## What the task asks
Give a verbatim copy of the lines below, minus the pictures.

## Source material
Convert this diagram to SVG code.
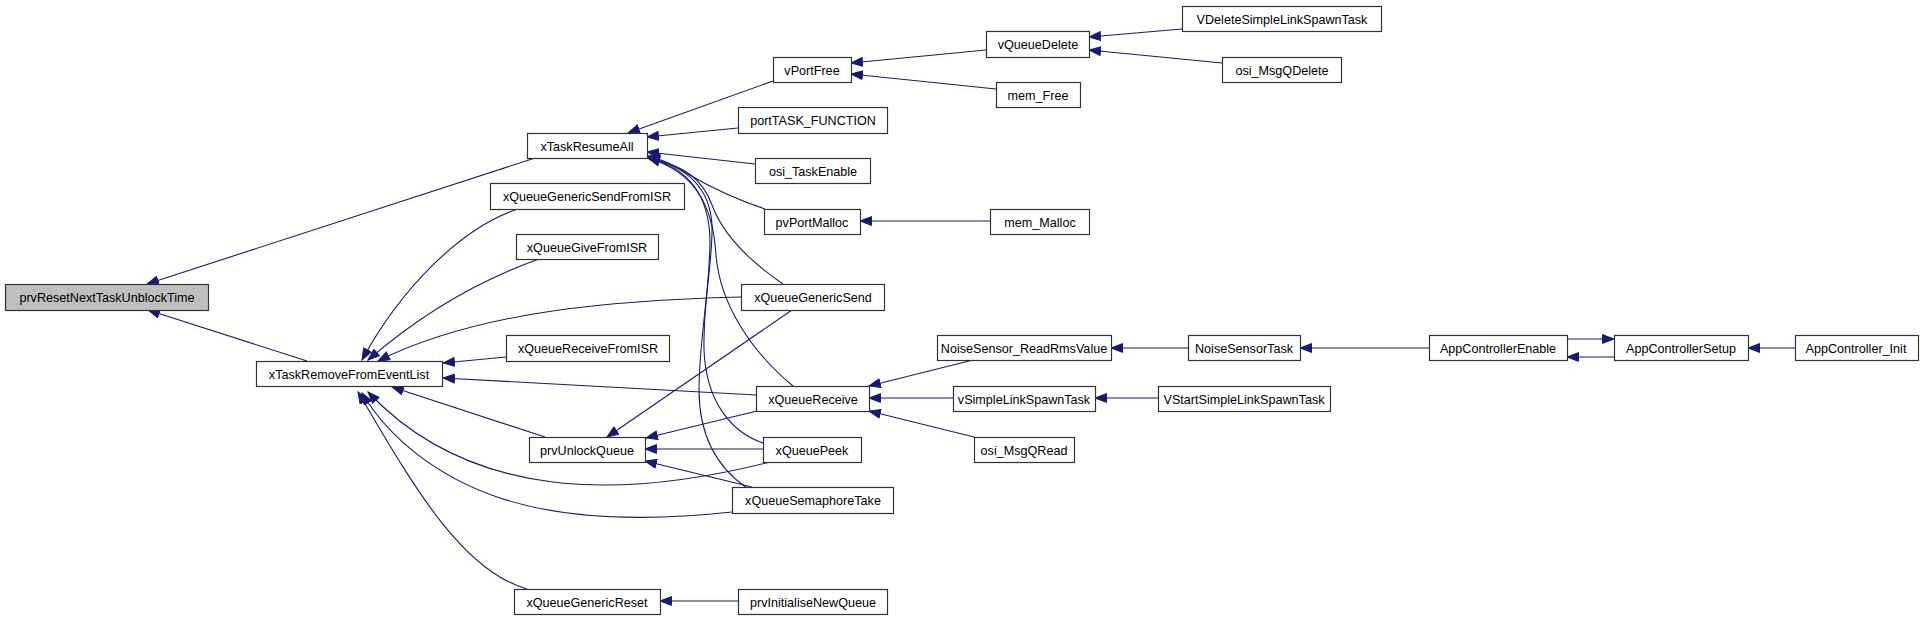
<svg xmlns="http://www.w3.org/2000/svg" width="1929" height="620" viewBox="0 0 1929 620">
<defs>
<style>
.n rect{fill:#fff;stroke:#333;stroke-width:1.2}
.n.h rect{fill:#bfbfbf}
.n text{font-family:"Liberation Sans",Arial,sans-serif;font-size:12.6px;fill:#000;text-anchor:middle}
.e path{fill:none;stroke:#191970;stroke-width:1.1;marker-end:url(#ah)}
</style>
<marker id="ah" markerUnits="userSpaceOnUse" viewBox="0 0 13 10" refX="12" refY="5" markerWidth="13" markerHeight="10" orient="auto">
<path d="M0.5,0.6 L12,5 L0.5,9.4 z" fill="#191970" stroke="#191970" stroke-width="1"/>
</marker>
</defs>
<rect width="1929" height="620" fill="#fff"/>
<g id="connectors" class="e">
<path d="M535,158 L147,284"/>
<path d="M307,361 L148,310"/>
<path d="M773,81 L628,133"/>
<path d="M738,128 L647,137"/>
<path d="M755,164 L647,152"/>
<path d="M765,209 C735,199 705,184 688,174 C676,167 665,160 648,156"/>
<path d="M783,284 C745,258 722,232 712,205 C703,180 685,165 648,158"/>
<path d="M793,386 C752,352 720,305 716,255 C713,205 695,172 648,158"/>
<path d="M763,443 C730,432 706,400 704,350 C703,300 713,262 712,225 C710,190 690,167 648,158"/>
<path d="M747,488 C715,466 699,432 699,390 C699,340 710,290 710,240 C709,196 690,168 648,158"/>
<path d="M518,209 C460,228 400,290 362,360"/>
<path d="M539,259 C480,280 420,315 368,360"/>
<path d="M741,297 C620,300 480,310 378,361"/>
<path d="M506,357 L443,363"/>
<path d="M756,395 L443,378"/>
<path d="M545,437 L392,387"/>
<path d="M770,462 C620,500 470,500 368,392"/>
<path d="M732,512 C640,522 560,518 500,498 C440,478 390,440 362,393"/>
<path d="M527,589 C460,570 410,480 358,392"/>
<path d="M792,310 L607,437"/>
<path d="M757,411 L646,438"/>
<path d="M763,449 L645,449"/>
<path d="M752,487 L645,461"/>
<path d="M738,601 L660,601"/>
<path d="M986,50 L851,63"/>
<path d="M996,89 L851,74"/>
<path d="M990,221 L860,221"/>
<path d="M1182,29 L1089,37"/>
<path d="M1222,63 L1089,50"/>
<path d="M973,360 L869,386"/>
<path d="M953,398 L869,398"/>
<path d="M974,437 L869,411"/>
<path d="M1188,348 L1111,348"/>
<path d="M1158,398 L1095,398"/>
<path d="M1429,348 L1300,348"/>
<path d="M1614,357 L1567,357"/>
<path d="M1567,339 L1614,339"/>
<path d="M1795,348 L1748,348"/>
</g>
<g id="n0" class="n h"><rect x="5.5" y="284.5" width="203" height="26"/><text x="107" y="302">prvResetNextTaskUnblockTime</text></g>
<g id="n1" class="n"><rect x="527.5" y="133.5" width="120" height="25"/><text x="587" y="150.5">xTaskResumeAll</text></g>
<g id="n2" class="n"><rect x="256.5" y="361.5" width="186" height="25"/><text x="349" y="378.5">xTaskRemoveFromEventList</text></g>
<g id="n3" class="n"><rect x="773.5" y="57.5" width="78" height="25"/><text x="812" y="74.5">vPortFree</text></g>
<g id="n4" class="n"><rect x="738.5" y="107.5" width="149" height="26"/><text x="813" y="125">portTASK_FUNCTION</text></g>
<g id="n5" class="n"><rect x="755.5" y="158.5" width="115" height="25"/><text x="813" y="175.5">osi_TaskEnable</text></g>
<g id="n6" class="n"><rect x="764.5" y="209.5" width="96" height="25"/><text x="812" y="226.5">pvPortMalloc</text></g>
<g id="n7" class="n"><rect x="490.5" y="183.5" width="194" height="26"/><text x="587" y="201">xQueueGenericSendFromISR</text></g>
<g id="n8" class="n"><rect x="516.5" y="234.5" width="142" height="25"/><text x="587" y="251.5">xQueueGiveFromISR</text></g>
<g id="n9" class="n"><rect x="741.5" y="284.5" width="143" height="26"/><text x="813" y="302">xQueueGenericSend</text></g>
<g id="n10" class="n"><rect x="506.5" y="335.5" width="163" height="26"/><text x="588" y="353">xQueueReceiveFromISR</text></g>
<g id="n11" class="n"><rect x="756.5" y="386.5" width="113" height="25"/><text x="813" y="403.5">xQueueReceive</text></g>
<g id="n12" class="n"><rect x="529.5" y="437.5" width="116" height="25"/><text x="587" y="454.5">prvUnlockQueue</text></g>
<g id="n13" class="n"><rect x="763.5" y="437.5" width="98" height="25"/><text x="812" y="454.5">xQueuePeek</text></g>
<g id="n14" class="n"><rect x="732.5" y="487.5" width="161" height="26"/><text x="813" y="505">xQueueSemaphoreTake</text></g>
<g id="n15" class="n"><rect x="514.5" y="589.5" width="146" height="25"/><text x="587" y="606.5">xQueueGenericReset</text></g>
<g id="n16" class="n"><rect x="738.5" y="589.5" width="149" height="25"/><text x="813" y="606.5">prvInitialiseNewQueue</text></g>
<g id="n17" class="n"><rect x="986.5" y="31.5" width="103" height="26"/><text x="1038" y="49">vQueueDelete</text></g>
<g id="n18" class="n"><rect x="1182.5" y="6.5" width="199" height="25"/><text x="1282" y="23.5">VDeleteSimpleLinkSpawnTask</text></g>
<g id="n19" class="n"><rect x="1222.5" y="57.5" width="119" height="25"/><text x="1282" y="74.5">osi_MsgQDelete</text></g>
<g id="n20" class="n"><rect x="996.5" y="82.5" width="84" height="25"/><text x="1038" y="99.5">mem_Free</text></g>
<g id="n21" class="n"><rect x="990.5" y="209.5" width="99" height="25"/><text x="1040" y="226.5">mem_Malloc</text></g>
<g id="n22" class="n"><rect x="937.5" y="335.5" width="174" height="25"/><text x="1024" y="352.5">NoiseSensor_ReadRmsValue</text></g>
<g id="n23" class="n"><rect x="1188.5" y="335.5" width="112" height="25"/><text x="1244" y="352.5">NoiseSensorTask</text></g>
<g id="n24" class="n"><rect x="953.5" y="386.5" width="142" height="25"/><text x="1024" y="403.5">vSimpleLinkSpawnTask</text></g>
<g id="n25" class="n"><rect x="1158.5" y="386.5" width="172" height="25"/><text x="1244" y="403.5">VStartSimpleLinkSpawnTask</text></g>
<g id="n26" class="n"><rect x="974.5" y="437.5" width="100" height="25"/><text x="1024" y="454.5">osi_MsgQRead</text></g>
<g id="n27" class="n"><rect x="1429.5" y="335.5" width="138" height="25"/><text x="1498" y="352.5">AppControllerEnable</text></g>
<g id="n28" class="n"><rect x="1614.5" y="335.5" width="134" height="25"/><text x="1681" y="352.5">AppControllerSetup</text></g>
<g id="n29" class="n"><rect x="1795.5" y="335.5" width="123" height="25"/><text x="1856" y="352.5">AppController_Init</text></g>
</svg>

## Answer to this task
Convert this diagram to SVG code.
<svg xmlns="http://www.w3.org/2000/svg" width="1929" height="620" viewBox="0 0 1929 620">
<defs>
<style>
.n rect{fill:#fff;stroke:#333;stroke-width:1.2}
.n.h rect{fill:#bfbfbf}
.n text{font-family:"Liberation Sans",Arial,sans-serif;font-size:12.6px;fill:#000;text-anchor:middle}
.e path{fill:none;stroke:#191970;stroke-width:1.1;marker-end:url(#ah)}
</style>
<marker id="ah" markerUnits="userSpaceOnUse" viewBox="0 0 13 10" refX="12" refY="5" markerWidth="13" markerHeight="10" orient="auto">
<path d="M0.5,0.6 L12,5 L0.5,9.4 z" fill="#191970" stroke="#191970" stroke-width="1"/>
</marker>
</defs>
<rect width="1929" height="620" fill="#fff"/>
<g id="connectors" class="e">
<path d="M535,158 L147,284"/>
<path d="M307,361 L148,310"/>
<path d="M773,81 L628,133"/>
<path d="M738,128 L647,137"/>
<path d="M755,164 L647,152"/>
<path d="M765,209 C735,199 705,184 688,174 C676,167 665,160 648,156"/>
<path d="M783,284 C745,258 722,232 712,205 C703,180 685,165 648,158"/>
<path d="M793,386 C752,352 720,305 716,255 C713,205 695,172 648,158"/>
<path d="M763,443 C730,432 706,400 704,350 C703,300 713,262 712,225 C710,190 690,167 648,158"/>
<path d="M747,488 C715,466 699,432 699,390 C699,340 710,290 710,240 C709,196 690,168 648,158"/>
<path d="M518,209 C460,228 400,290 362,360"/>
<path d="M539,259 C480,280 420,315 368,360"/>
<path d="M741,297 C620,300 480,310 378,361"/>
<path d="M506,357 L443,363"/>
<path d="M756,395 L443,378"/>
<path d="M545,437 L392,387"/>
<path d="M770,462 C620,500 470,500 368,392"/>
<path d="M732,512 C640,522 560,518 500,498 C440,478 390,440 362,393"/>
<path d="M527,589 C460,570 410,480 358,392"/>
<path d="M792,310 L607,437"/>
<path d="M757,411 L646,438"/>
<path d="M763,449 L645,449"/>
<path d="M752,487 L645,461"/>
<path d="M738,601 L660,601"/>
<path d="M986,50 L851,63"/>
<path d="M996,89 L851,74"/>
<path d="M990,221 L860,221"/>
<path d="M1182,29 L1089,37"/>
<path d="M1222,63 L1089,50"/>
<path d="M973,360 L869,386"/>
<path d="M953,398 L869,398"/>
<path d="M974,437 L869,411"/>
<path d="M1188,348 L1111,348"/>
<path d="M1158,398 L1095,398"/>
<path d="M1429,348 L1300,348"/>
<path d="M1614,357 L1567,357"/>
<path d="M1567,339 L1614,339"/>
<path d="M1795,348 L1748,348"/>
</g>
<g id="n0" class="n h"><rect x="5.5" y="284.5" width="203" height="26"/><text x="107" y="302">prvResetNextTaskUnblockTime</text></g>
<g id="n1" class="n"><rect x="527.5" y="133.5" width="120" height="25"/><text x="587" y="150.5">xTaskResumeAll</text></g>
<g id="n2" class="n"><rect x="256.5" y="361.5" width="186" height="25"/><text x="349" y="378.5">xTaskRemoveFromEventList</text></g>
<g id="n3" class="n"><rect x="773.5" y="57.5" width="78" height="25"/><text x="812" y="74.5">vPortFree</text></g>
<g id="n4" class="n"><rect x="738.5" y="107.5" width="149" height="26"/><text x="813" y="125">portTASK_FUNCTION</text></g>
<g id="n5" class="n"><rect x="755.5" y="158.5" width="115" height="25"/><text x="813" y="175.5">osi_TaskEnable</text></g>
<g id="n6" class="n"><rect x="764.5" y="209.5" width="96" height="25"/><text x="812" y="226.5">pvPortMalloc</text></g>
<g id="n7" class="n"><rect x="490.5" y="183.5" width="194" height="26"/><text x="587" y="201">xQueueGenericSendFromISR</text></g>
<g id="n8" class="n"><rect x="516.5" y="234.5" width="142" height="25"/><text x="587" y="251.5">xQueueGiveFromISR</text></g>
<g id="n9" class="n"><rect x="741.5" y="284.5" width="143" height="26"/><text x="813" y="302">xQueueGenericSend</text></g>
<g id="n10" class="n"><rect x="506.5" y="335.5" width="163" height="26"/><text x="588" y="353">xQueueReceiveFromISR</text></g>
<g id="n11" class="n"><rect x="756.5" y="386.5" width="113" height="25"/><text x="813" y="403.5">xQueueReceive</text></g>
<g id="n12" class="n"><rect x="529.5" y="437.5" width="116" height="25"/><text x="587" y="454.5">prvUnlockQueue</text></g>
<g id="n13" class="n"><rect x="763.5" y="437.5" width="98" height="25"/><text x="812" y="454.5">xQueuePeek</text></g>
<g id="n14" class="n"><rect x="732.5" y="487.5" width="161" height="26"/><text x="813" y="505">xQueueSemaphoreTake</text></g>
<g id="n15" class="n"><rect x="514.5" y="589.5" width="146" height="25"/><text x="587" y="606.5">xQueueGenericReset</text></g>
<g id="n16" class="n"><rect x="738.5" y="589.5" width="149" height="25"/><text x="813" y="606.5">prvInitialiseNewQueue</text></g>
<g id="n17" class="n"><rect x="986.5" y="31.5" width="103" height="26"/><text x="1038" y="49">vQueueDelete</text></g>
<g id="n18" class="n"><rect x="1182.5" y="6.5" width="199" height="25"/><text x="1282" y="23.5">VDeleteSimpleLinkSpawnTask</text></g>
<g id="n19" class="n"><rect x="1222.5" y="57.5" width="119" height="25"/><text x="1282" y="74.5">osi_MsgQDelete</text></g>
<g id="n20" class="n"><rect x="996.5" y="82.5" width="84" height="25"/><text x="1038" y="99.5">mem_Free</text></g>
<g id="n21" class="n"><rect x="990.5" y="209.5" width="99" height="25"/><text x="1040" y="226.5">mem_Malloc</text></g>
<g id="n22" class="n"><rect x="937.5" y="335.5" width="174" height="25"/><text x="1024" y="352.5">NoiseSensor_ReadRmsValue</text></g>
<g id="n23" class="n"><rect x="1188.5" y="335.5" width="112" height="25"/><text x="1244" y="352.5">NoiseSensorTask</text></g>
<g id="n24" class="n"><rect x="953.5" y="386.5" width="142" height="25"/><text x="1024" y="403.5">vSimpleLinkSpawnTask</text></g>
<g id="n25" class="n"><rect x="1158.5" y="386.5" width="172" height="25"/><text x="1244" y="403.5">VStartSimpleLinkSpawnTask</text></g>
<g id="n26" class="n"><rect x="974.5" y="437.5" width="100" height="25"/><text x="1024" y="454.5">osi_MsgQRead</text></g>
<g id="n27" class="n"><rect x="1429.5" y="335.5" width="138" height="25"/><text x="1498" y="352.5">AppControllerEnable</text></g>
<g id="n28" class="n"><rect x="1614.5" y="335.5" width="134" height="25"/><text x="1681" y="352.5">AppControllerSetup</text></g>
<g id="n29" class="n"><rect x="1795.5" y="335.5" width="123" height="25"/><text x="1856" y="352.5">AppController_Init</text></g>
</svg>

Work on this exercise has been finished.